To explore impacts of diverse NVM technologies in modern computer architecture and systems, it is required to have fast, high fidelitous and accurate NVM simulation/emulation research tools. Unfortunately, modeling NVM technologies for the broad range of variety is non-trivial research area as there are multiple design parameters and unprecedented device-level considerations. In this project, we are developing several research frameworks, including open-source simulation models, FPGA-based NVM emulators, and hardware validation prototypes. In addition to offering valuable research vehicles, we also propose a hardware-software codesign environment that will allow application, algorithm and system developers to influence the direction of future architectures, thereby satisfying diverse computing area demands.

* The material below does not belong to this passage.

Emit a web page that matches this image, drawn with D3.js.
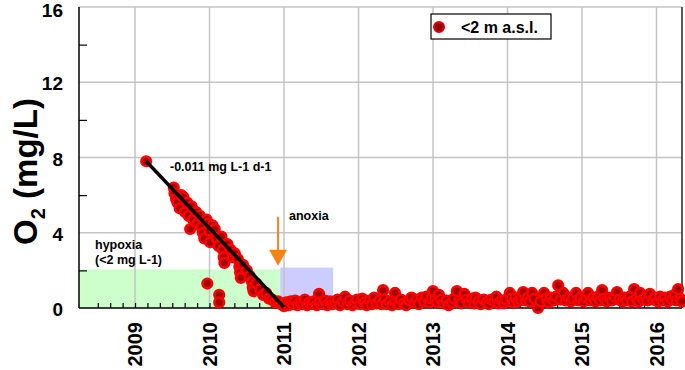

Storage applications leveraging SSD technology are being widely deployed in diverse computing systems. These applications accelerate system performance by exploiting several SSD-specific characteristics. However, modern SSDs have undergone a dramatic technology and architecture shift in the past few years, which makes widely held assumptions and expectations regarding them highly questionable. The main goal of this project is to question popular assumptions and expectations regarding SSDs through an extensive experimental analysis. This project use two different types of SSD, which are most popular in many market segments; 1) PCI Express based SSDs and 2) mass storage type SSDs. This project also offers insightful analyses to system-level kernel and architecture designers.
- IPAD (2004~2005)
A forerunner of high-end portable media player, which supports processing and managing images, and playing entertainment contents such as music, flash and digital movies as a standalone device. IPAD suggests the potential hand-held smart devices such as Apple's iPad, but our IPAD is developed four years earlier than the iPad first generation. Our IPAD provides a method to directly upload images, processed in X25 embedded platform to the web blog through wireless networks, which leads that users do not require to connect their own device to PC or laptop at all.
- Code Wizard (2005)
An intuitive drag and drop programming tool, which enables someone who doesn’t know how to program robotics invention to easily develop their own robots. Most people can create a program through an intuitive drag and drop programming. Code-wizard project provides programmable robot suites and a convenient mechanism to control them. Such robot suites consist of several peripheral devices such as interactive servo motors, and touch sensors.
- CLASS-MATE (2005)
An object oriented paradigm-based education game framework, where the goal is to develop a humanoid to battle against other humanoids, developed under Class-mate library. Developers who are not familiar with OOP can improve their programming skills and easily learn features of OOP such as the polymorphism, inheritance design as a part of game play. The purpose of class-mate project is very similar to java Robocode project. However, unlike java, C++ RTL have no VM, which allows to link diverse user's programmed objects. Class-mate leverages COM-based dynamic linkable object methods and provides a framework for playing/coding robots.